Una sentenza che farà discutere quella pronunciata dalla Cassazione che prevede il sequestro del cane laddove disturba i vicini. E’ il caso di una donna che, a Trieste, deteneva tre cani in un cortile condominiale, in pessime condizioni igienico sanitarie e che non solo disturbavano la quiete abbaiando ma contribuivano ad emanare cattivi odori nel palazzo.
I condomini avevano pertanto presentato una denuncia per la quale si configuravano i reati di “disturbo della quiete pubblica” (art. 659 del codice penale) e “getto pericoloso di cose” (art. 674 c.p.), in quanto la donna non puliva gli escrementi degli animali.

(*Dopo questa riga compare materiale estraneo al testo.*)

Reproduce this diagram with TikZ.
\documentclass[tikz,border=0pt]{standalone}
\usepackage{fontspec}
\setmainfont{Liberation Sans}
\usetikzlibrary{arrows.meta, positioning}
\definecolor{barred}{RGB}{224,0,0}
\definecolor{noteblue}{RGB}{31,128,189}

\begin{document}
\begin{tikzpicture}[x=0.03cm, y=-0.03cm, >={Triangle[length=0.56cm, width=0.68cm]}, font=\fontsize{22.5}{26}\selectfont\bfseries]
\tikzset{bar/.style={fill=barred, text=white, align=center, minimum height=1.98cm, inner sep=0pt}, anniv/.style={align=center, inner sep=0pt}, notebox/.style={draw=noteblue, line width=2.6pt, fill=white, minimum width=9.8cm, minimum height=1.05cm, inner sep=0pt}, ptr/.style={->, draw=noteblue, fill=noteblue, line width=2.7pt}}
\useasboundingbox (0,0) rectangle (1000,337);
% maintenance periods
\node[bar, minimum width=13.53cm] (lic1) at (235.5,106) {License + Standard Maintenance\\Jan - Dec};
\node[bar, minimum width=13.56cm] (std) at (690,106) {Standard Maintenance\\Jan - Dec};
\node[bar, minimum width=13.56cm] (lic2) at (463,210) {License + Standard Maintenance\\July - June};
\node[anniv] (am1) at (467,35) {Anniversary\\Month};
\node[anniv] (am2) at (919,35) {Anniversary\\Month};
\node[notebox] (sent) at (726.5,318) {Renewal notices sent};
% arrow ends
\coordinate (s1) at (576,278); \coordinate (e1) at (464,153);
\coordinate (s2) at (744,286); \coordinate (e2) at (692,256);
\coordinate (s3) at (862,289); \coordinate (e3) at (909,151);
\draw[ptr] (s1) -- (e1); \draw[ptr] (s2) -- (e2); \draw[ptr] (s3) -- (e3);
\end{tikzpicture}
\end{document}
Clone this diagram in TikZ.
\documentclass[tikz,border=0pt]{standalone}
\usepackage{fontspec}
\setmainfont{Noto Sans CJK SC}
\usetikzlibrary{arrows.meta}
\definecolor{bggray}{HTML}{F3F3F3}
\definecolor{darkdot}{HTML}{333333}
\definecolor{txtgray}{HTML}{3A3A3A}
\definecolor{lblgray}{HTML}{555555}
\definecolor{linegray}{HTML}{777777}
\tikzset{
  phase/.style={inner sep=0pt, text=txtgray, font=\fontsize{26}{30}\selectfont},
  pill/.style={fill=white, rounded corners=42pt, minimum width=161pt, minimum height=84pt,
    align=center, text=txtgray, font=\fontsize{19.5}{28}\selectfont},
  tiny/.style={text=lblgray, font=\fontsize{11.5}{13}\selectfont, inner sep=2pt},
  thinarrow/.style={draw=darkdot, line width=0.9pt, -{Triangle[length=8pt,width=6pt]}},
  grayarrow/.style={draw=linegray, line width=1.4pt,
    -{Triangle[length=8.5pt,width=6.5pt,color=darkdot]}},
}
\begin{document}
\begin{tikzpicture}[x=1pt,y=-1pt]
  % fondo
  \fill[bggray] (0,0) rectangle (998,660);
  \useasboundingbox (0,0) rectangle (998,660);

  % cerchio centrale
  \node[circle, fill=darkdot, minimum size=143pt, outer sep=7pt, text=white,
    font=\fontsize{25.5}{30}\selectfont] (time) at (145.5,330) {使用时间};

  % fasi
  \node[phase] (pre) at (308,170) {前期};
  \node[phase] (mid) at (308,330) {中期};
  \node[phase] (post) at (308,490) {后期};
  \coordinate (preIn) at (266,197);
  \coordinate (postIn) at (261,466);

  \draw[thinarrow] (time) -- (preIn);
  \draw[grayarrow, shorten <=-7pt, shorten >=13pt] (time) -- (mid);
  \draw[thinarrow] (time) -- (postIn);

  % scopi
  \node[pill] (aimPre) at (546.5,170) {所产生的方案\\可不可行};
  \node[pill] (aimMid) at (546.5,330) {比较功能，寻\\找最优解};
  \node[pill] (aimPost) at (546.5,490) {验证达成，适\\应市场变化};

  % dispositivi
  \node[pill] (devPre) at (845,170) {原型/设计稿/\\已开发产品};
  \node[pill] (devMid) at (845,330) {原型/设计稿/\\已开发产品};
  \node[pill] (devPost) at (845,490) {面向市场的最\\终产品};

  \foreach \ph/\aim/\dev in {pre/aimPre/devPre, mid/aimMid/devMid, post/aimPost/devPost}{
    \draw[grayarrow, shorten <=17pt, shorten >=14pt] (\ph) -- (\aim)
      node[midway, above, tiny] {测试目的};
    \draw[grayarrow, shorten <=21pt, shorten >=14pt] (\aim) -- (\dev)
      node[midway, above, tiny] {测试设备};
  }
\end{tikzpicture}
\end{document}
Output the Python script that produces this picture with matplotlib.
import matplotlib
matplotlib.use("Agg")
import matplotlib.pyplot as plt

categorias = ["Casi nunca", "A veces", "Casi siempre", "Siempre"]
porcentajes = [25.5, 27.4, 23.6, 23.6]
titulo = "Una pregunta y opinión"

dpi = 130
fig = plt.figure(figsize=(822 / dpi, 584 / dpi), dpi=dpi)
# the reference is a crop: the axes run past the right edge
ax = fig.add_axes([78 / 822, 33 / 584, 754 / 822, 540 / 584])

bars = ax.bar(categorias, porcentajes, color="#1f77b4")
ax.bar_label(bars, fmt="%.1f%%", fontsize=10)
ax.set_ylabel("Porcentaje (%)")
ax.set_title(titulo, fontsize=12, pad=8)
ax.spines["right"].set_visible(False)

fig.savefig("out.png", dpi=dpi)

Sul posto sono stati effettuati dei controlli dalle autorità sanitarie e dei rilievi fonometrici dell’Arpa. Il Tribunale di Trieste condannò la proprietaria dei tre cani che presentò un ricorso in Cassazione sostenendo che il sequestro preventivo dei cani sarebbe legittimo solo in caso di loro maltrattamento, mentre l’abbaiare dei cani è un fatto naturale riconosciuto da un’altra sentenza della Cassazione e sussisterebbe il reato solo se continuo e tale da impedire il riposo notturno. Infine, le stesse emissioni erano nella norma della tollerabilità visto che si trattava di singoli escrementi nel cortile rimasti per un periodo di tempo ignoto.
Il ricorso è stato respinto dalla Cassazione con la sentenza n. 54531/2016, emessa lo scorso 22 dicembre, disponendo il sequestro preventivo degli animali in quanto ritenuti “cose pertinenti al reato” e la causa per cui la proprietaria potrebbe continuare commettere il reato di disturbo della quiete pubblica.

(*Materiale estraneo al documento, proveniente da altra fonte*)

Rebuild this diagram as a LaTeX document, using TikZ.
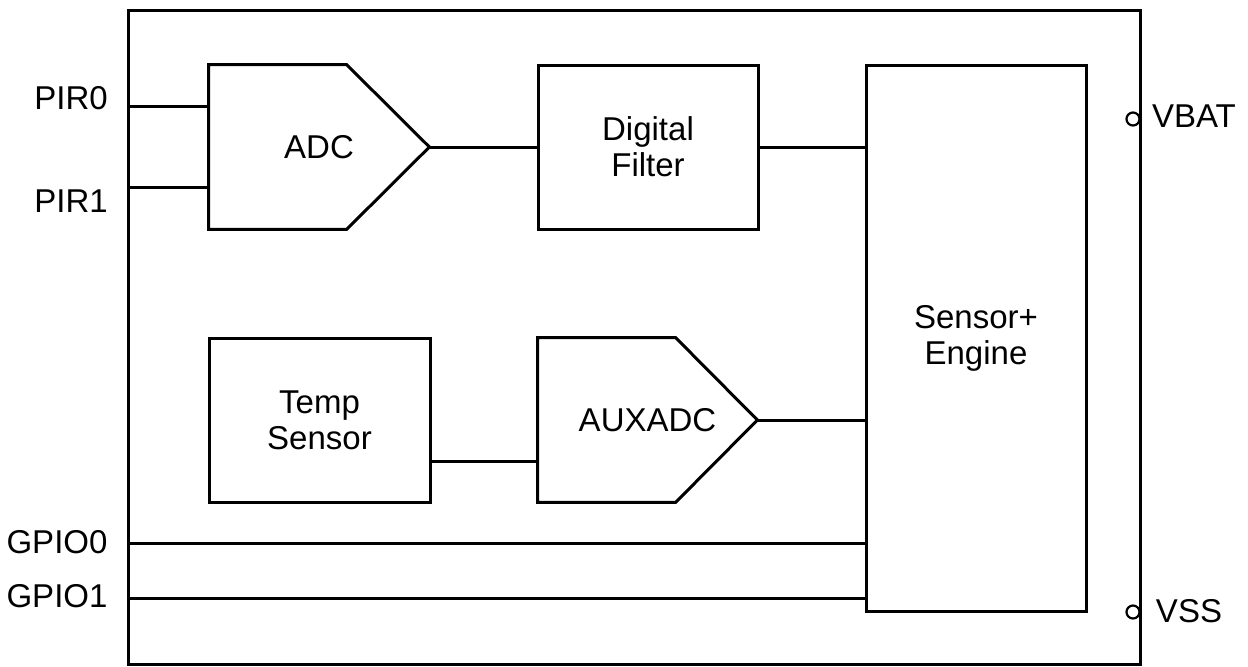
\documentclass[tikz,border=0pt]{standalone}
\usepackage{fontspec}
\setmainfont{Liberation Sans}
\begin{document}
\begin{tikzpicture}[x=0.5pt,y=-0.5pt,
  every node/.style={font=\fontsize{16.5}{18}\selectfont},
  wire/.style={line width=1.5pt},
  blk/.style={draw,line width=1.5pt,rectangle,inner sep=0pt,align=center},
  ghost/.style={rectangle,inner sep=0pt,align=center},
  pin/.style={circle,draw,line width=1.1pt,fill=white,minimum size=6.5pt,inner sep=0pt},
  lbl/.style={inner sep=0pt,anchor=center}]
\useasboundingbox (0,0) rectangle (1248,666);
% outer chip
\node[blk,minimum width=506pt,minimum height=327pt] (chip) at (634,337) {};
% blocks
\node[ghost,minimum width=110pt,minimum height=82pt] (adc) at (319,147) {ADC};
\draw[line width=1.5pt,line join=miter] (adc.north west) -- ([xshift=69pt]adc.north west) -- (adc.east)
  -- ([xshift=69pt]adc.south west) -- (adc.south west) -- cycle;
\node[blk,minimum width=110pt,minimum height=82pt] (filter) at (648,147) {Digital\\Filter};
\node[blk,minimum width=110pt,minimum height=273pt] (sensor) at (976,338) {Sensor+\\Engine};
\node[blk,minimum width=110.5pt,minimum height=82pt] (temp) at (319.5,420) {Temp\\Sensor};
\node[ghost,minimum width=109.5pt,minimum height=82pt] (aux) at (647.5,420) {AUXADC};
\draw[line width=1.5pt,line join=miter] (aux.north west) -- ([xshift=69pt]aux.north west) -- (aux.east)
  -- ([xshift=69pt]aux.south west) -- (aux.south west) -- cycle;
% input pins
\coordinate (pir0) at (128,106);
\coordinate (pir1) at (128,187);
\coordinate (gpio0) at (128,543);
\coordinate (gpio1) at (128,598);
\node[lbl] (pir0l) at (71,98) {PIR0};
\node[lbl] (pir1l) at (71,201) {PIR1};
\node[lbl] (gpio0l) at (57,542) {GPIO0};
\node[lbl] (gpio1l) at (57,596) {GPIO1};
% connectors
\draw[wire] (pir0) -- (adc.west |- pir0);
\draw[wire] (pir1) -- (adc.west |- pir1);
\draw[wire] (adc.east) -- (filter.west);
\draw[wire] (filter.east) -- (sensor.west |- filter.east);
\coordinate (tempout) at ([yshift=-20.5pt]temp.east);
\draw[wire] (tempout) -- (aux.west |- tempout);
\draw[wire] (aux.east) -- (sensor.west |- aux.east);
\draw[wire] (gpio0) -- (sensor.west |- gpio0);
\draw[wire] (gpio1) -- (sensor.west |- gpio1);
% supply pins
\node[pin] (vbat) at (1133,119) {};
\node[pin] (vss) at (1133,612) {};
\node[lbl] (vbatl) at (1194,116) {VBAT};
\node[lbl] (vssl) at (1189,611) {VSS};
\end{tikzpicture}
\end{document}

Una sentenza sconcertante in quanto fino ad oggi vi è stato un ampio dibattito per portare l’animale da compagnia ad essere considerato un essere senziente, tanto che non può più essere pignorato. In questo caso, da un punto di vista penale, l’animale viene considerato come una cosa e quindi il giudice ha ritenuto che vi erano gli estremi per un sequestro preventivo anche se la stessa proprietaria ha sostenuto nella difesa che l’allontanamento dei cani poteva provocare loro sofferenza da abbandono.

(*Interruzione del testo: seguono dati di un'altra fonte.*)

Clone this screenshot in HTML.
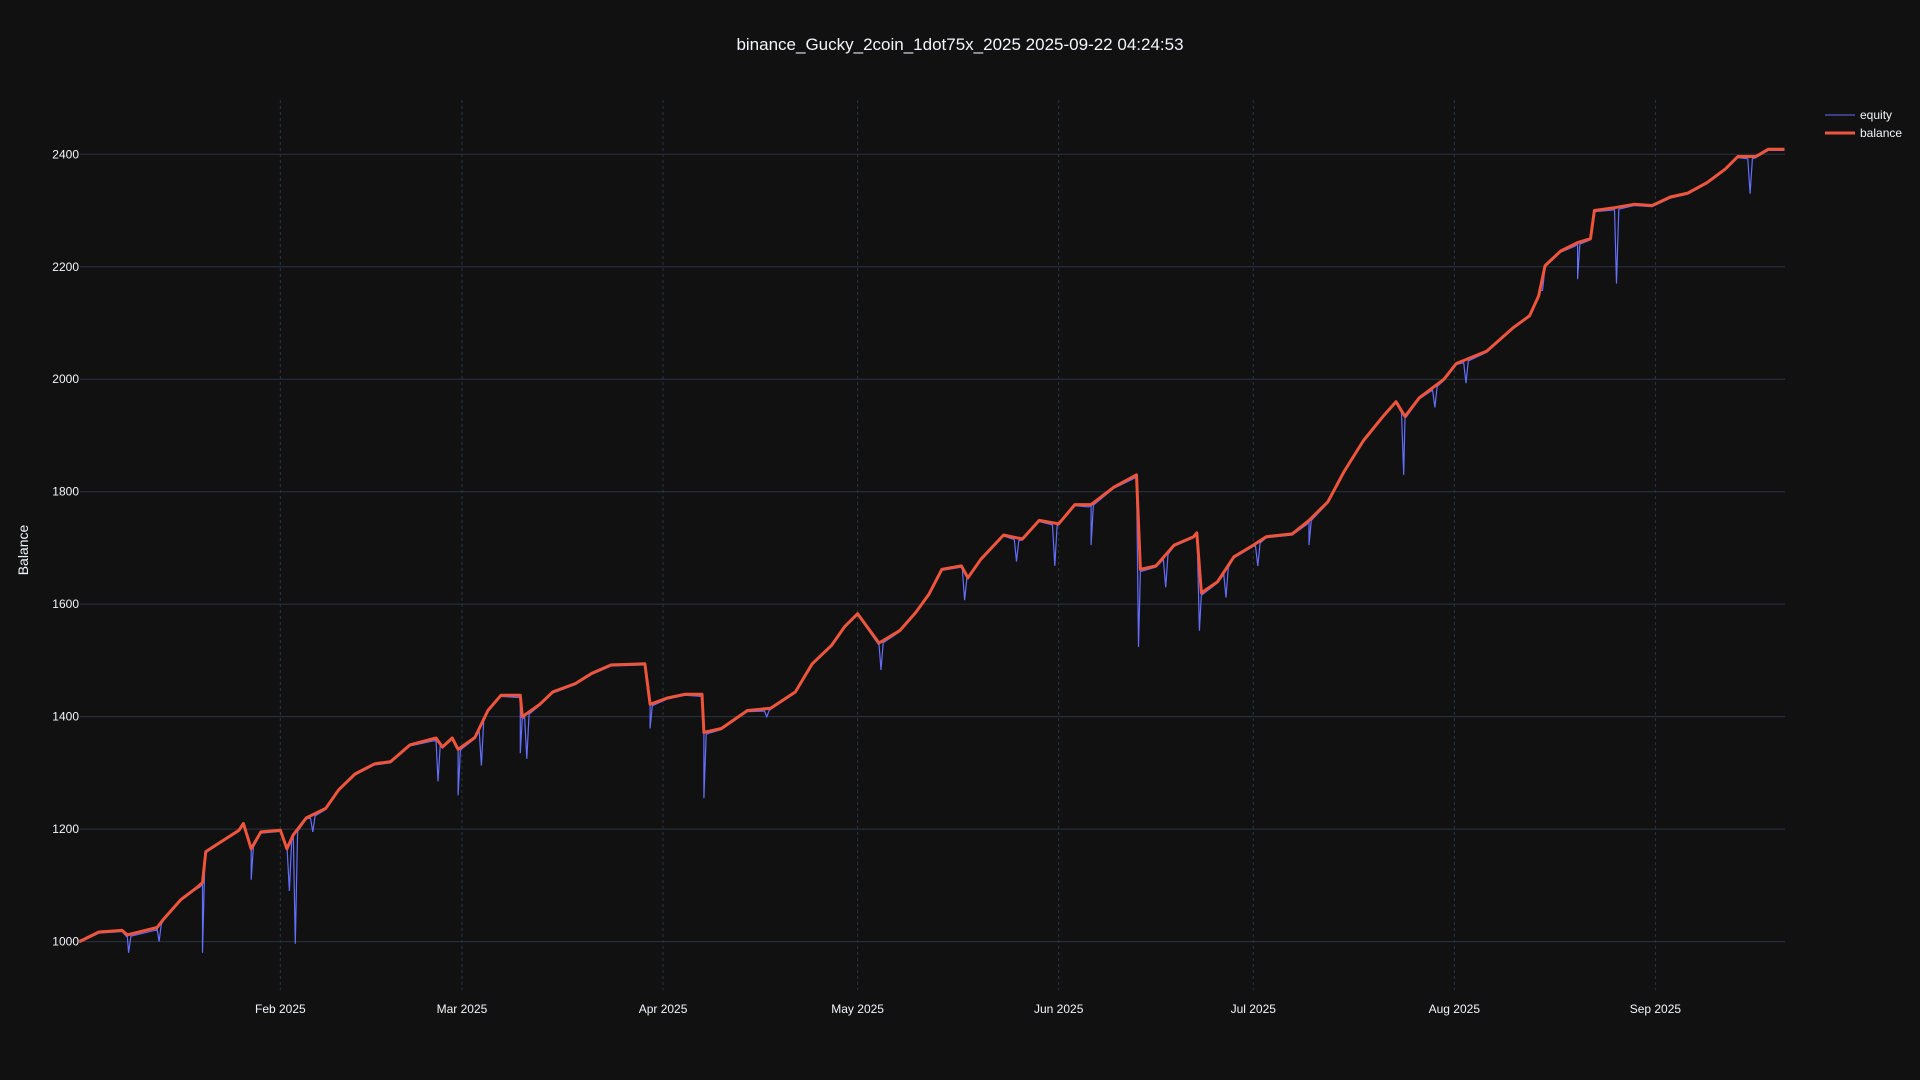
<!DOCTYPE html>
<html><head><meta charset="utf-8"><style>
html,body{margin:0;padding:0;background:#111111;width:1920px;height:1080px;overflow:hidden;font-family:"Liberation Sans",sans-serif;}
</style></head><body>
<svg id="chart" width="1920" height="1080" xmlns="http://www.w3.org/2000/svg" style="display:block">
<rect width="1920" height="1080" fill="#111111"/>
<text x="960" y="50" text-anchor="middle" fill="#f2f5fa" font-size="17">binance_Gucky_2coin_1dot75x_2025 2025-09-22 04:24:53</text>
<text transform="translate(28,550) rotate(-90)" text-anchor="middle" fill="#f2f5fa" font-size="14">Balance</text>
<g id="grid"></g>
<g id="series"></g>
<g>
<g><line x1="1825" y1="115" x2="1855" y2="115" stroke="#636efa" stroke-width="1"/><text x="1860" y="119" fill="#f2f5fa" font-size="12">equity</text></g>
<g><line x1="1825" y1="133" x2="1855" y2="133" stroke="#ef553b" stroke-width="3"/><text x="1860" y="137" fill="#f2f5fa" font-size="12">balance</text></g>
</g>
</svg>
<script>
const yTicks=[1000,1200,1400,1600,1800,2000,2200,2400];
const xTickLabels=["Feb 2025","Mar 2025","Apr 2025","May 2025","Jun 2025","Jul 2025","Aug 2025","Sep 2025"];
const xTickDays=[31,59,90,120,151,181,212,243];
const balDays=[0,3,6.6,7.4,12,13,15.7,18,19,19.5,21.5,24.6,25.3,26.5,28,31,32,33,35,38,40,42.5,45.5,48,51,55,56,57.5,58.4,61,63,65,68,68.3,71,73,76.5,79,82,87.2,88,90.6,93.4,96,96.3,99,103,106.6,110.4,113,116,118,120,123.3,126.5,129,131,133,136,137,139,142.5,145.4,148,151,153.5,156,159.5,163,163.6,166,168.8,171.8,172.3,173,175.5,178,181,183,187,189.6,192.5,195,198,201,203,204.4,206.6,210.4,212.3,217,221,223.6,225,226,228.4,231,233,233.6,236.7,239.7,242.5,245.3,248,251,253.8,255.7,258.5,260.4,262.9];
const balVals=[1000,1017,1020,1012,1025,1040,1075,1095,1105,1160,1175,1198,1210,1165,1195,1198,1165,1190,1220,1237,1270,1298,1316,1320,1350,1362,1346,1362,1342,1363,1411,1438,1438,1400,1422,1444,1459,1477,1492,1494,1422,1433,1440,1440,1372,1379,1411,1415,1444,1494,1527,1560,1583,1531,1553,1586,1618,1662,1668,1647,1680,1723,1716,1749,1743,1777,1777,1808,1830,1662,1668,1705,1720,1727,1620,1640,1684,1705,1720,1725,1749,1782,1836,1891,1934,1960,1934,1967,2000,2028,2050,2091,2113,2148,2202,2228,2243,2250,2300,2305,2311,2309,2324,2331,2350,2374,2396,2396,2409,2409];
const dipDays=[7.6,12.3,19,26.5,32.4,33.3,36,55.3,58.4,62,68,69,88,96.3,106,123.6,136.5,144.5,150.4,156,163.3,167.5,172.7,176.8,181.7,189.6,204.2,209,213.8,225.6,231,237,257.6];
const dipVals=[980,1000,980,1110,1090,996,1195,1285,1260,1313,1335,1325,1379,1255,1400,1483,1607,1676,1668,1705,1524,1630,1553,1612,1668,1705,1830,1950,1993,2158,2178,2170,2330];

const NS="http://www.w3.org/2000/svg";
const X0=79.3, PD=6.486, L=80, R=1785;
function xs(d){return X0+d*PD;}
function ys(v){return 941.6-(v-1000)/1400*787.3;}
function bal(d){
  if(d<=balDays[0])return balVals[0];
  for(let i=1;i<balDays.length;i++){if(d<=balDays[i]){const t=(d-balDays[i-1])/(balDays[i]-balDays[i-1]);return balVals[i-1]+t*(balVals[i]-balVals[i-1]);}}
  return balVals[balVals.length-1];
}
const grid=document.getElementById('grid');
yTicks.forEach(v=>{
  const l=document.createElementNS(NS,'line');
  l.setAttribute('x1',L);l.setAttribute('x2',R);l.setAttribute('y1',ys(v));l.setAttribute('y2',ys(v));
  l.setAttribute('stroke','#283442');l.setAttribute('stroke-width','1');
  
  
  grid.appendChild(l);
  const t=document.createElementNS(NS,'text');
  t.setAttribute('x',L-1);t.setAttribute('y',ys(v)+4);t.setAttribute('text-anchor','end');
  t.setAttribute('fill','#f2f5fa');t.setAttribute('font-size','12');t.textContent=v;
  
  
  grid.appendChild(t);
});
xTickDays.forEach((d,i)=>{
  const l=document.createElementNS(NS,'line');
  l.setAttribute('x1',xs(d));l.setAttribute('x2',xs(d));l.setAttribute('y1',100);l.setAttribute('y2',990);
  l.setAttribute('stroke','#283442');l.setAttribute('stroke-dasharray','3,3');
  
  
  grid.appendChild(l);
  const t=document.createElementNS(NS,'text');
  t.setAttribute('x',xs(d));t.setAttribute('y',1013);t.setAttribute('text-anchor','middle');
  t.setAttribute('fill','#f2f5fa');t.setAttribute('font-size','12');t.textContent=xTickLabels[i];
  
  
  grid.appendChild(t);
});
// equity path: balance with dips
let pts=[];
balDays.forEach((d,i)=>pts.push([d,balVals[i]-2]));
dipDays.forEach((d,i)=>{pts.push([d-0.35,bal(d-0.35)-4]);pts.push([d,dipVals[i]]);pts.push([d+0.35,bal(d+0.35)-4]);});
pts.sort((a,b)=>a[0]-b[0]);
const s=document.getElementById('series');
const eq=document.createElementNS(NS,'path');
eq.setAttribute('d',pts.map((p,i)=>(i?'L':'M')+xs(p[0]).toFixed(1)+','+ys(p[1]).toFixed(1)).join(''));
eq.setAttribute('fill','none');eq.setAttribute('stroke','#636efa');eq.setAttribute('stroke-width','1.2');


s.appendChild(eq);
const bl=document.createElementNS(NS,'path');
bl.setAttribute('d',balDays.map((d,i)=>(i?'L':'M')+xs(d).toFixed(1)+','+ys(balVals[i]).toFixed(1)).join(''));
bl.setAttribute('fill','none');bl.setAttribute('stroke','#ef553b');bl.setAttribute('stroke-width','3');bl.setAttribute('stroke-linejoin','round');


s.appendChild(bl);
</script>
</body></html>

“La comunque non dimostrata e niente affatto pacifica e indiscutibile sofferenza dei cani derivante dall’allontanamento è priva di rilevanza rispetto alle esigenze umane, che sono tutelate dalle norme penali artt. 674 e 659 cod. pen.”, ha scritto la Cassazione che in questo caso ritiene che il sequestro non provoca perché i cani “non vengono né uccisi, né feriti, né maltrattati, ma soltanto trasferiti”.